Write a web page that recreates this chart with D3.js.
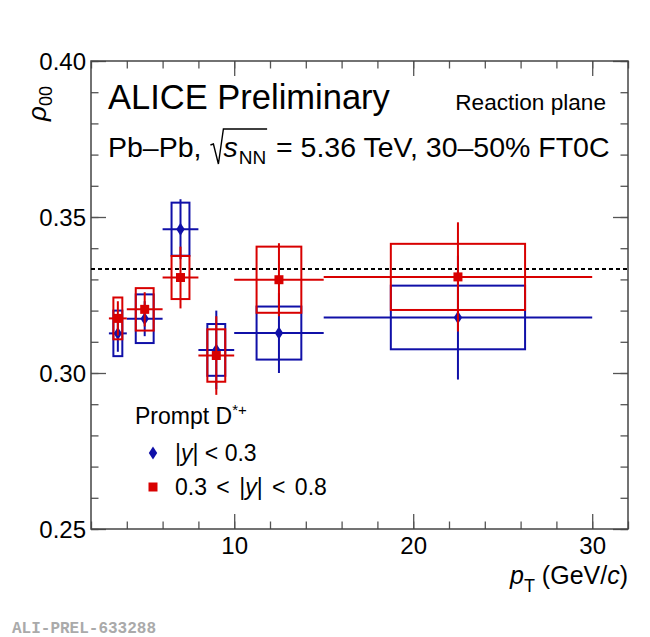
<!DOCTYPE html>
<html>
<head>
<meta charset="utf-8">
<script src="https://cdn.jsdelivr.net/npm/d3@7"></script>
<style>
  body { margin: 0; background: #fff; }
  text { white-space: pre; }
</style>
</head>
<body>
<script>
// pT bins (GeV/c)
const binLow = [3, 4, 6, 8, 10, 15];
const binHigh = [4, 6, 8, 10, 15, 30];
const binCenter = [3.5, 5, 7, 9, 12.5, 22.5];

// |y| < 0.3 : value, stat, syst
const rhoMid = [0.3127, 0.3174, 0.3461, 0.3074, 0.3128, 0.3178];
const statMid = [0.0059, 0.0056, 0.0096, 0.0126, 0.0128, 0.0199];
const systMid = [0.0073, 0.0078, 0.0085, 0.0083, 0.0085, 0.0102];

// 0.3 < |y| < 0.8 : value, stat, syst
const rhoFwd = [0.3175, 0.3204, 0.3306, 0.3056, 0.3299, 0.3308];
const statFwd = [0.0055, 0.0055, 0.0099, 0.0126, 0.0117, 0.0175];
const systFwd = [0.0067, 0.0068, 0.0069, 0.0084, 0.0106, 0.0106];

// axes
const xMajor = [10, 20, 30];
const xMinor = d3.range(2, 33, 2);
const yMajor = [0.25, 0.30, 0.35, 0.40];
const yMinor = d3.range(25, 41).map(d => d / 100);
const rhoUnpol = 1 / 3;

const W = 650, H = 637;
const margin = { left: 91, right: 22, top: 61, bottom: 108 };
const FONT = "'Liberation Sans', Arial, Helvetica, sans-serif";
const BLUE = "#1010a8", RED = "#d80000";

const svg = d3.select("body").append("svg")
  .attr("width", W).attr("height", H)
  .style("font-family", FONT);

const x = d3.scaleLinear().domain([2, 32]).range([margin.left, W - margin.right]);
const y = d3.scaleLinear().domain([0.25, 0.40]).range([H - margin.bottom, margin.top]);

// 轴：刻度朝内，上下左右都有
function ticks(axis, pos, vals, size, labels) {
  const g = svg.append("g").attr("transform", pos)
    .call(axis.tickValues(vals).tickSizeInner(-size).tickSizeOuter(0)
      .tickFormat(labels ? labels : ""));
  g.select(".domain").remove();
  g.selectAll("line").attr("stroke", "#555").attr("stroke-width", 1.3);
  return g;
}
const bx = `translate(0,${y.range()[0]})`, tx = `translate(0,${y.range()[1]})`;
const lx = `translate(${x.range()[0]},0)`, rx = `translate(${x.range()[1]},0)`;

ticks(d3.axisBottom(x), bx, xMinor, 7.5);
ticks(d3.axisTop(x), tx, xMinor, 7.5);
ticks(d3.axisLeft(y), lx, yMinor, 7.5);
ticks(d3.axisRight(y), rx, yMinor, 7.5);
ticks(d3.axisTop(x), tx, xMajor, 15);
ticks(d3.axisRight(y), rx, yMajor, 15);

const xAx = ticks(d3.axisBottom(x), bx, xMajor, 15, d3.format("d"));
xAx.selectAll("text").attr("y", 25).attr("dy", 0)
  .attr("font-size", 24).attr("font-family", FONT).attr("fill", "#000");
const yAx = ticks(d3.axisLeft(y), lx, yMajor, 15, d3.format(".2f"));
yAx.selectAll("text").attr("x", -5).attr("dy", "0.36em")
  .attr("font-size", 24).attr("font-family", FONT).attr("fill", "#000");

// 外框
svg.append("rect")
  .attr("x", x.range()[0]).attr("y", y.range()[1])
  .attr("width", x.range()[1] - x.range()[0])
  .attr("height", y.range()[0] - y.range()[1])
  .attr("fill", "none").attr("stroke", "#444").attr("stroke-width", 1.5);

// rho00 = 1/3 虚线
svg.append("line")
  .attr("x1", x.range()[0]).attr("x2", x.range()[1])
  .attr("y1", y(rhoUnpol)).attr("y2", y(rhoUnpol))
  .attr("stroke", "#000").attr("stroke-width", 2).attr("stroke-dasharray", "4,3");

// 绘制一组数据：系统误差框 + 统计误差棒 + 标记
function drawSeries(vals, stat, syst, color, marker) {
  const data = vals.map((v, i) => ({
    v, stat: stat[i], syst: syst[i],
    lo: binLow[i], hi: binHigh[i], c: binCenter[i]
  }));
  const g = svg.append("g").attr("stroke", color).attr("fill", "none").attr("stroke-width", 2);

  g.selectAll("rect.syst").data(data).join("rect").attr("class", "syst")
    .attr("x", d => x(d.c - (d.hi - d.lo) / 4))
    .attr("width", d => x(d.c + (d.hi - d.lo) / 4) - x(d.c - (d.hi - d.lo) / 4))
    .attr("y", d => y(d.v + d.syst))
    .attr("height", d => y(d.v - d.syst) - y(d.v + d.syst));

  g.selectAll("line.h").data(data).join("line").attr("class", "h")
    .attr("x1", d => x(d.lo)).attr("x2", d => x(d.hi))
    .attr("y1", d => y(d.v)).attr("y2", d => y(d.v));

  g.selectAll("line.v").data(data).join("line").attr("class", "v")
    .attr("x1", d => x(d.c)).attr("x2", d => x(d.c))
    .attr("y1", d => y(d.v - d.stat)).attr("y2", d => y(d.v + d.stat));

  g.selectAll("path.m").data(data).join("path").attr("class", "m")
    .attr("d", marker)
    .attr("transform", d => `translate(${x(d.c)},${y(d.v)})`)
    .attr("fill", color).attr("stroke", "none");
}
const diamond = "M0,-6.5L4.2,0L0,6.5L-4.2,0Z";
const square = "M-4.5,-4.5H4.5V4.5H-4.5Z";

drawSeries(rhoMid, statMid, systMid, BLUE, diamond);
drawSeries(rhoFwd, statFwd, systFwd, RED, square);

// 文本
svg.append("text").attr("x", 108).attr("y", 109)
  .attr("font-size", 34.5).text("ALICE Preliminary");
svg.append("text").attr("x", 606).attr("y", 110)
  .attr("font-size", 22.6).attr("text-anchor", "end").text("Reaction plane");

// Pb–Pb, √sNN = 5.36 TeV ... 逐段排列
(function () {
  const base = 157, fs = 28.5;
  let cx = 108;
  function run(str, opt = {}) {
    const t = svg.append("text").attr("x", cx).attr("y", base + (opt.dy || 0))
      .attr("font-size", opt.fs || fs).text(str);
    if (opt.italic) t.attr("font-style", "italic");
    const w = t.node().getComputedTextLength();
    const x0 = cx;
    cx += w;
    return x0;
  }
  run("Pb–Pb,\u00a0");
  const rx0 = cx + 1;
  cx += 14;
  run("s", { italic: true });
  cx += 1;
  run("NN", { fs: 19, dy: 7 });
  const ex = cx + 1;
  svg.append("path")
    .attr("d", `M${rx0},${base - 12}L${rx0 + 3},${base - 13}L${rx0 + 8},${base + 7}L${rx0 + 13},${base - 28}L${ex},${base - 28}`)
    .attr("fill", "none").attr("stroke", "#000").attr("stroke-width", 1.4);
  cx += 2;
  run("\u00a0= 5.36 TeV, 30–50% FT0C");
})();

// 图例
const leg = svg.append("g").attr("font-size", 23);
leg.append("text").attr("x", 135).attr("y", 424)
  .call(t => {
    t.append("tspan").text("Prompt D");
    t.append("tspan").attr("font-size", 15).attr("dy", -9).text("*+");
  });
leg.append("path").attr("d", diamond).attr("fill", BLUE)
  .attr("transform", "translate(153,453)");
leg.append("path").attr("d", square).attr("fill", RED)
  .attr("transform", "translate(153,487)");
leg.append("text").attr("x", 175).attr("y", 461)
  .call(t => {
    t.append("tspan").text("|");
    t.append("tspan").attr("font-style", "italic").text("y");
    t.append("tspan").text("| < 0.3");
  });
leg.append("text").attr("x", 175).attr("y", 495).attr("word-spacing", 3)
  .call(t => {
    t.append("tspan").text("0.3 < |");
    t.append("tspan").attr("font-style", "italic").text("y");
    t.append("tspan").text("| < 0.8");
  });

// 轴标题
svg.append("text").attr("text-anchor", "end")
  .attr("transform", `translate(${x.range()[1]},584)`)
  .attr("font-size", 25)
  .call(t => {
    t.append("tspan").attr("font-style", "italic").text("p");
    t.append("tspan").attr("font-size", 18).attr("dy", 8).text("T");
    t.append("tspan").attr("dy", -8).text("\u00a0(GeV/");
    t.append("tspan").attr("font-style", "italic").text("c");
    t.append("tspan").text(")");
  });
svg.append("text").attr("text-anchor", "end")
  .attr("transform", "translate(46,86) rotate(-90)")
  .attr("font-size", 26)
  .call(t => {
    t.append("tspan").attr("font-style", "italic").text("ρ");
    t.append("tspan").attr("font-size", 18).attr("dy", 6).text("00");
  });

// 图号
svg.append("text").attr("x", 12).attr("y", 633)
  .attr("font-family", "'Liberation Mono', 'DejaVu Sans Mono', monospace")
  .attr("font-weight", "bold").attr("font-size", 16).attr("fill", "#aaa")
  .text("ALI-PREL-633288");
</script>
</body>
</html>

**WHAT THE EXERCISE ASKS**:
Up to and including the line containing "const rhoUnpol = 1 / 3;", repeat every line from the start of the data, but none of the pictures.

**TASK OUTPUT**:
Write a web page that recreates this chart with D3.js.
<!DOCTYPE html>
<html>
<head>
<meta charset="utf-8">
<script src="https://cdn.jsdelivr.net/npm/d3@7"></script>
<style>
  body { margin: 0; background: #fff; }
  text { white-space: pre; }
</style>
</head>
<body>
<script>
// pT bins (GeV/c)
const binLow = [3, 4, 6, 8, 10, 15];
const binHigh = [4, 6, 8, 10, 15, 30];
const binCenter = [3.5, 5, 7, 9, 12.5, 22.5];

// |y| < 0.3 : value, stat, syst
const rhoMid = [0.3127, 0.3174, 0.3461, 0.3074, 0.3128, 0.3178];
const statMid = [0.0059, 0.0056, 0.0096, 0.0126, 0.0128, 0.0199];
const systMid = [0.0073, 0.0078, 0.0085, 0.0083, 0.0085, 0.0102];

// 0.3 < |y| < 0.8 : value, stat, syst
const rhoFwd = [0.3175, 0.3204, 0.3306, 0.3056, 0.3299, 0.3308];
const statFwd = [0.0055, 0.0055, 0.0099, 0.0126, 0.0117, 0.0175];
const systFwd = [0.0067, 0.0068, 0.0069, 0.0084, 0.0106, 0.0106];

// axes
const xMajor = [10, 20, 30];
const xMinor = d3.range(2, 33, 2);
const yMajor = [0.25, 0.30, 0.35, 0.40];
const yMinor = d3.range(25, 41).map(d => d / 100);
const rhoUnpol = 1 / 3;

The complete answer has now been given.